WRITTEN REQUEST
Retype nothing except the lines below from the one with "Reproduce this chart with matplotlib." through the one with "a_move = [(1.307, 1.454), (2.362, 1.454)]", exactly, with images left out.

INPUT DATA

## Begin

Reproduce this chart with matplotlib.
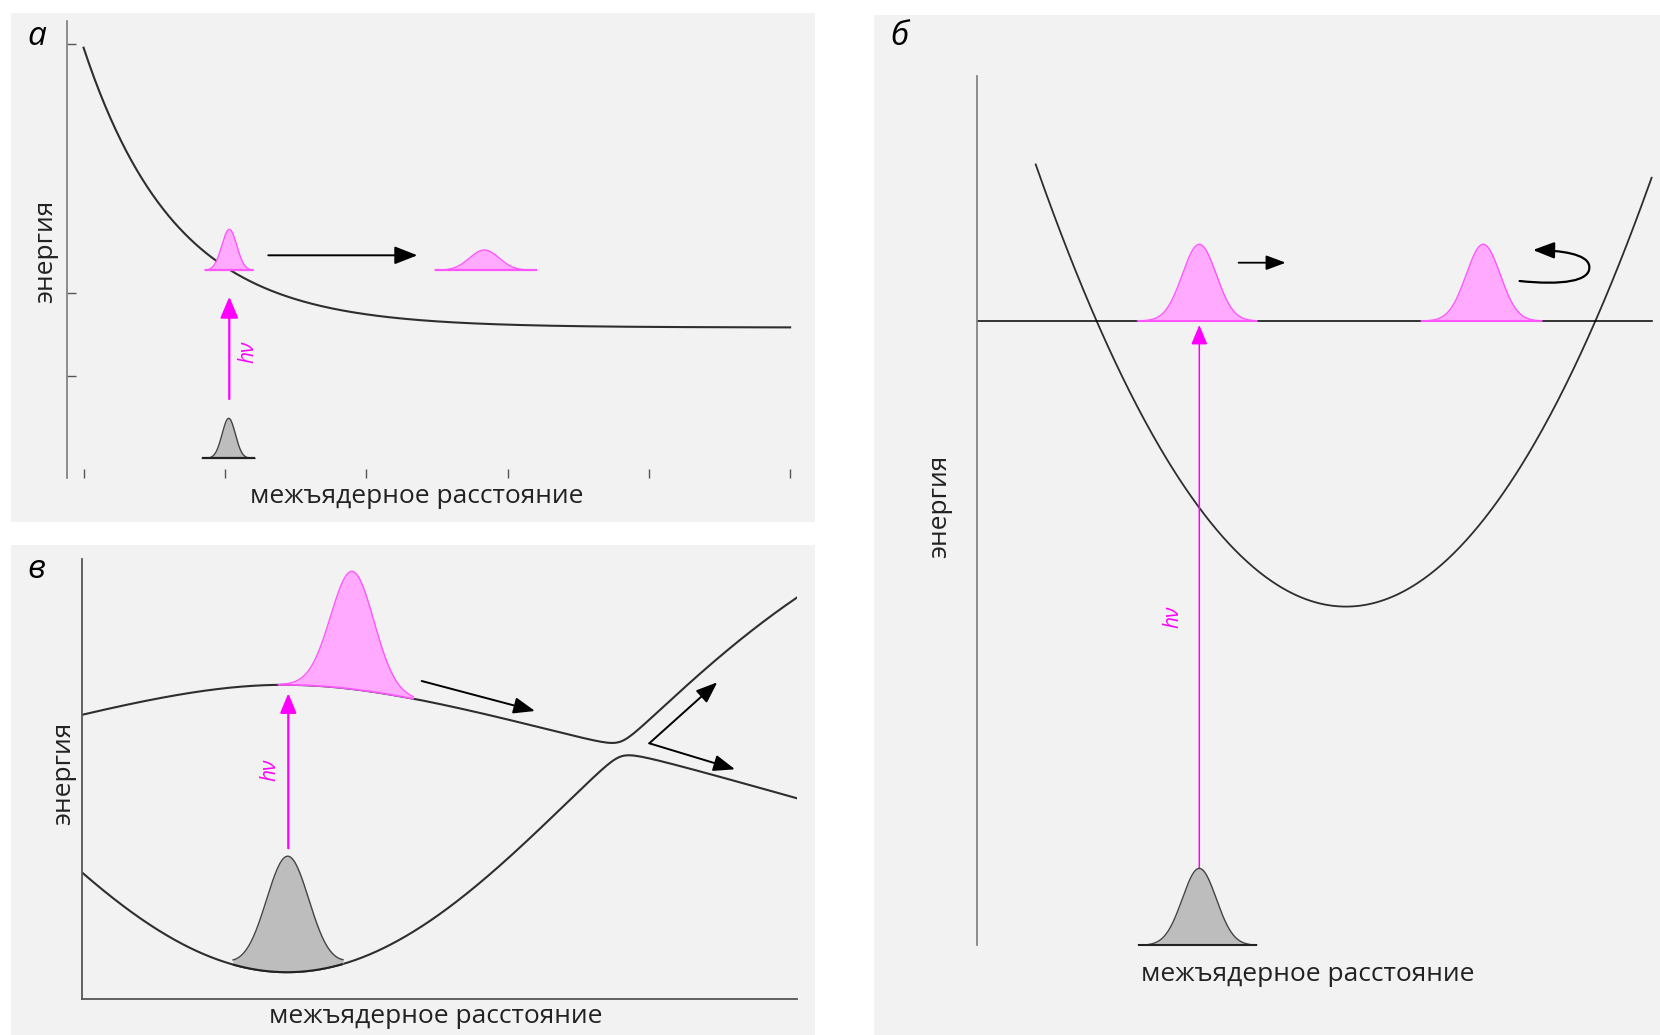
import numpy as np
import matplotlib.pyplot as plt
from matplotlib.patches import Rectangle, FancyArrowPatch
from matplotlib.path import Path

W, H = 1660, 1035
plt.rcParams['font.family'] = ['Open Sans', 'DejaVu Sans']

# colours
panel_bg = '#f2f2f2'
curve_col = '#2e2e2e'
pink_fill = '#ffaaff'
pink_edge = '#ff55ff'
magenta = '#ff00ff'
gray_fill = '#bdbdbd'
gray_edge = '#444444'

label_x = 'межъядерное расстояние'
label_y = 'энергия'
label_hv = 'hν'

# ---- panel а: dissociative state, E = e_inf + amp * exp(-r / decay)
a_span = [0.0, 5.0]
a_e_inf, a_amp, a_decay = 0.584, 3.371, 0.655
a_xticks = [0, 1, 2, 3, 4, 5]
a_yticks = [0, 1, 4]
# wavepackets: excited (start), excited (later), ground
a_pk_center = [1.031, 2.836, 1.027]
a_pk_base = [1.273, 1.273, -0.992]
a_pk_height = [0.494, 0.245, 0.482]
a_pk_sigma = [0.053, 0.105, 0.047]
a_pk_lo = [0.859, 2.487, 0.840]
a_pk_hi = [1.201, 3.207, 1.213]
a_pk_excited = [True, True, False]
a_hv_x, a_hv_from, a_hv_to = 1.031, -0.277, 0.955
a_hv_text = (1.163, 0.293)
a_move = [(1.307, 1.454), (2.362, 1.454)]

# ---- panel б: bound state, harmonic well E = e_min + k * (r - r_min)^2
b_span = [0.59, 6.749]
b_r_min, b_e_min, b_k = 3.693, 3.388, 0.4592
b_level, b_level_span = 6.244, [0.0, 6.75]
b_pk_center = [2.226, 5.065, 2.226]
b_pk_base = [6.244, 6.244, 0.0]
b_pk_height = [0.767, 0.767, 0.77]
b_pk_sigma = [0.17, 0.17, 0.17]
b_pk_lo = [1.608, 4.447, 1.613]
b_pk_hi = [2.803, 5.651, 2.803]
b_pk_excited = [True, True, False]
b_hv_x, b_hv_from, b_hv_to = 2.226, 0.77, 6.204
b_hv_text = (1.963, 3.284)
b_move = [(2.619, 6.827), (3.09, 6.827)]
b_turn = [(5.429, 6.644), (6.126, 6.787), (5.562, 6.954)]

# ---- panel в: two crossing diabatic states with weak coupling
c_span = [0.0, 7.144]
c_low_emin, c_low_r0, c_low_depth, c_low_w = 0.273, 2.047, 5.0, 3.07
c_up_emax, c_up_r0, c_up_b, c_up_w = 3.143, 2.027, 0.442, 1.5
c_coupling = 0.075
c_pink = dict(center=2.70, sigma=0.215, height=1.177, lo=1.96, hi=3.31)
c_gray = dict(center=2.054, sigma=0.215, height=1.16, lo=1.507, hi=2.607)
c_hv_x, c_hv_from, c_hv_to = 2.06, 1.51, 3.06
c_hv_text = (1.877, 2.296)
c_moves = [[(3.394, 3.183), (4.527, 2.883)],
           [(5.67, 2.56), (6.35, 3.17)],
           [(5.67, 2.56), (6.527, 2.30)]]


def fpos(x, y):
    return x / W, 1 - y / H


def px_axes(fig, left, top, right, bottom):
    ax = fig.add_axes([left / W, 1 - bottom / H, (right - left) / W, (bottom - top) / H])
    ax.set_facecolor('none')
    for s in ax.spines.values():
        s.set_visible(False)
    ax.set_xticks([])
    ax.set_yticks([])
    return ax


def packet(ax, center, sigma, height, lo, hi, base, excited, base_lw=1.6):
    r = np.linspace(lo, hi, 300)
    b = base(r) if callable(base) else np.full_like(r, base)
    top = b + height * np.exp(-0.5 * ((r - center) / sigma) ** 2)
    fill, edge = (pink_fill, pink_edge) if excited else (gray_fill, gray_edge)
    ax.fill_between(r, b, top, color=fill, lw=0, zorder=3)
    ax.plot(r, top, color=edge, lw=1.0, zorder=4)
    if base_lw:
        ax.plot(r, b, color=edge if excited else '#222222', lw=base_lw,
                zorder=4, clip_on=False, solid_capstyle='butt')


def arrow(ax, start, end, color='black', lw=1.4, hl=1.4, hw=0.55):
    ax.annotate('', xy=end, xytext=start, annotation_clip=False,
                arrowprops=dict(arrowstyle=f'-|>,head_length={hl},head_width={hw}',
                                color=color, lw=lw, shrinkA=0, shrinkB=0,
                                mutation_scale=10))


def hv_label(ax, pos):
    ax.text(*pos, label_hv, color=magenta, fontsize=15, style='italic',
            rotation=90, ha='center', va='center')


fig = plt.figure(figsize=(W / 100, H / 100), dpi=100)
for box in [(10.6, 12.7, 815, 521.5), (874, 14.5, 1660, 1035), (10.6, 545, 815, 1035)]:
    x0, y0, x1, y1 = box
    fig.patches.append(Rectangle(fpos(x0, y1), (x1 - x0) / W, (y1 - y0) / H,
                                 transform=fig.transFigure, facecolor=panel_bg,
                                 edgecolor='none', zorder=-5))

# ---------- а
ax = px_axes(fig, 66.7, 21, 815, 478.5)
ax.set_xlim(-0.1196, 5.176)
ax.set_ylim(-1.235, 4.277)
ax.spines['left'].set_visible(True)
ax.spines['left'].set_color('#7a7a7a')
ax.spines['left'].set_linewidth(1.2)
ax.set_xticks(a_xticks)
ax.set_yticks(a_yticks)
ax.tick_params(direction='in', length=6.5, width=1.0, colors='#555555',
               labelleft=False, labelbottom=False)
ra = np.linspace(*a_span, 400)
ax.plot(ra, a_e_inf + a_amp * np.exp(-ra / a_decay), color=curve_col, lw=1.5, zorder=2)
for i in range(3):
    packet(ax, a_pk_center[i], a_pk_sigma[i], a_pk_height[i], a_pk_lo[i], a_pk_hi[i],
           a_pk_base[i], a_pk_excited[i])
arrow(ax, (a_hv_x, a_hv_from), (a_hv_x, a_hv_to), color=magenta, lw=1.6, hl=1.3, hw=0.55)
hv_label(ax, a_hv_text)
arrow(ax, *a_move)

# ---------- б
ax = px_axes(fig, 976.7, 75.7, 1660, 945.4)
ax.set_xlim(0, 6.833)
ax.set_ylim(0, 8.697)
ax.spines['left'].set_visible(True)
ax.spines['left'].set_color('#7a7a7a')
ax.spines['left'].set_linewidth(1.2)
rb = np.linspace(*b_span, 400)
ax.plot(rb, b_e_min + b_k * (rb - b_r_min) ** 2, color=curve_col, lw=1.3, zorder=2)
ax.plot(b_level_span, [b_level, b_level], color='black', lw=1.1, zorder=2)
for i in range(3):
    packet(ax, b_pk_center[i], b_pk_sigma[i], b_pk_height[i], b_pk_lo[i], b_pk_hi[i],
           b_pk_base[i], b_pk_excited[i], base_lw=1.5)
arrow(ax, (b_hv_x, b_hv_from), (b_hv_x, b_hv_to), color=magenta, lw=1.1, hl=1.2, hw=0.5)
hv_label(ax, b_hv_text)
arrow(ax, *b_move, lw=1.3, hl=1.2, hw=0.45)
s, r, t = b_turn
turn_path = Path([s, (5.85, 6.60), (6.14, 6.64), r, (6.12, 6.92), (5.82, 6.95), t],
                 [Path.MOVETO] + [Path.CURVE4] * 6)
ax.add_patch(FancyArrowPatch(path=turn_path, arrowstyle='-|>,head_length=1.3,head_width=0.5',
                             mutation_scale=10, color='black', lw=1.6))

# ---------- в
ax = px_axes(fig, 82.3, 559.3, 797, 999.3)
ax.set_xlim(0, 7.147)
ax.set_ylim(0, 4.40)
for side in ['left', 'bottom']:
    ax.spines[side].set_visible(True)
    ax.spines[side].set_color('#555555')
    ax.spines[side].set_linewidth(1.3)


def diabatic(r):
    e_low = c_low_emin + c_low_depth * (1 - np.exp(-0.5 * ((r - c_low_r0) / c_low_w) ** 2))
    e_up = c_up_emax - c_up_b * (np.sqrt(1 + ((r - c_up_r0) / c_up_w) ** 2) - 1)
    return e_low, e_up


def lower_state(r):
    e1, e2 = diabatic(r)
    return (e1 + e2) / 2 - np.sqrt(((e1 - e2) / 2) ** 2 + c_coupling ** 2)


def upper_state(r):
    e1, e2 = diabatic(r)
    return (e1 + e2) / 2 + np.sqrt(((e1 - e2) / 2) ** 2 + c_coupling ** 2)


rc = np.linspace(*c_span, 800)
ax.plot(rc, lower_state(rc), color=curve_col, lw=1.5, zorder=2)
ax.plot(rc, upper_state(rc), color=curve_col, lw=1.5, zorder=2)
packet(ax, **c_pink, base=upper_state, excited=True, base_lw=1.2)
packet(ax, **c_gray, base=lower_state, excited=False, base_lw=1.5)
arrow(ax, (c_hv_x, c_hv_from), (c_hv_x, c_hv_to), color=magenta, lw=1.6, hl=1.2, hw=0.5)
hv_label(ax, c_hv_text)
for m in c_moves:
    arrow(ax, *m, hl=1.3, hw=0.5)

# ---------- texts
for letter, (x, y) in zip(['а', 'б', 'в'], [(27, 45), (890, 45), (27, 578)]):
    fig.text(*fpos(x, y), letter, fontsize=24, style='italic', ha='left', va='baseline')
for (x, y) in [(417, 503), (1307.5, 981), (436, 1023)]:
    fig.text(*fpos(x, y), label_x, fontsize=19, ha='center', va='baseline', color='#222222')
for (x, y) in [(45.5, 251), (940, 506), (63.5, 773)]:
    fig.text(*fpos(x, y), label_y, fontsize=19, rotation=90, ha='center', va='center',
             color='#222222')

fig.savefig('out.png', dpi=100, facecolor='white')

## End
## Begin

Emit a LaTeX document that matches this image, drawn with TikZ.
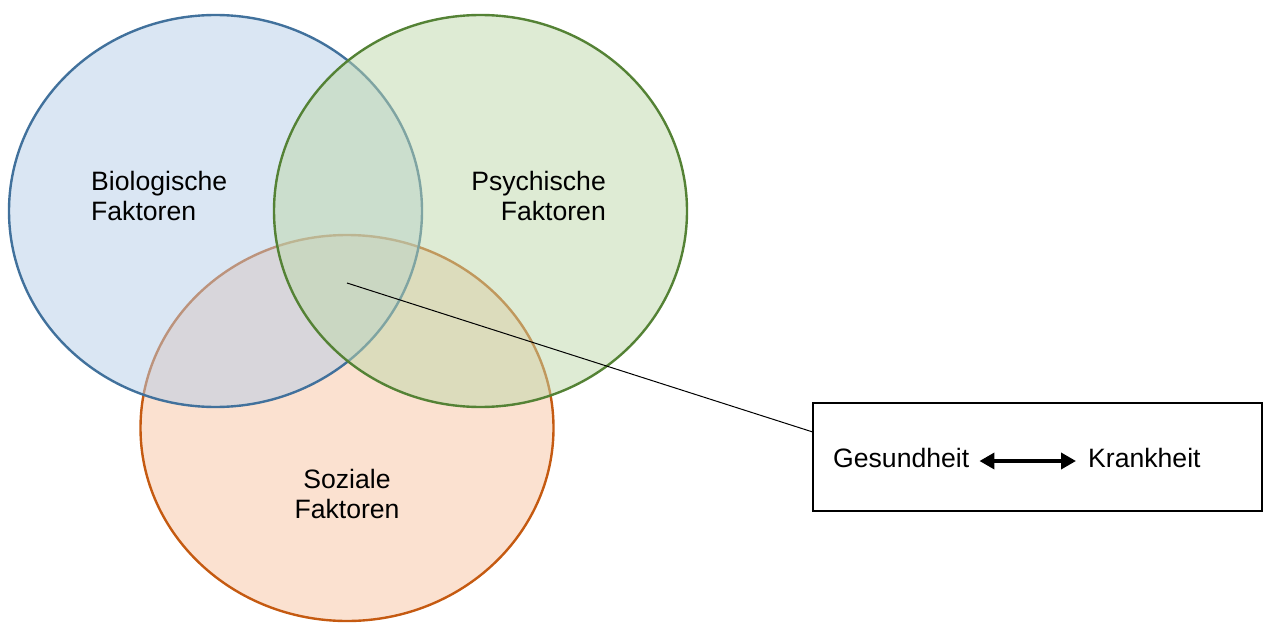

## End

ANSWER FOR THE TASK
Reproduce this chart with matplotlib.
import numpy as np
import matplotlib.pyplot as plt
from matplotlib.patches import Rectangle, FancyArrowPatch
from matplotlib.path import Path

W, H = 1660, 1035
plt.rcParams['font.family'] = ['Open Sans', 'DejaVu Sans']

# colours
panel_bg = '#f2f2f2'
curve_col = '#2e2e2e'
pink_fill = '#ffaaff'
pink_edge = '#ff55ff'
magenta = '#ff00ff'
gray_fill = '#bdbdbd'
gray_edge = '#444444'

label_x = 'межъядерное расстояние'
label_y = 'энергия'
label_hv = 'hν'

# ---- panel а: dissociative state, E = e_inf + amp * exp(-r / decay)
a_span = [0.0, 5.0]
a_e_inf, a_amp, a_decay = 0.584, 3.371, 0.655
a_xticks = [0, 1, 2, 3, 4, 5]
a_yticks = [0, 1, 4]
# wavepackets: excited (start), excited (later), ground
a_pk_center = [1.031, 2.836, 1.027]
a_pk_base = [1.273, 1.273, -0.992]
a_pk_height = [0.494, 0.245, 0.482]
a_pk_sigma = [0.053, 0.105, 0.047]
a_pk_lo = [0.859, 2.487, 0.840]
a_pk_hi = [1.201, 3.207, 1.213]
a_pk_excited = [True, True, False]
a_hv_x, a_hv_from, a_hv_to = 1.031, -0.277, 0.955
a_hv_text = (1.163, 0.293)
a_move = [(1.307, 1.454), (2.362, 1.454)]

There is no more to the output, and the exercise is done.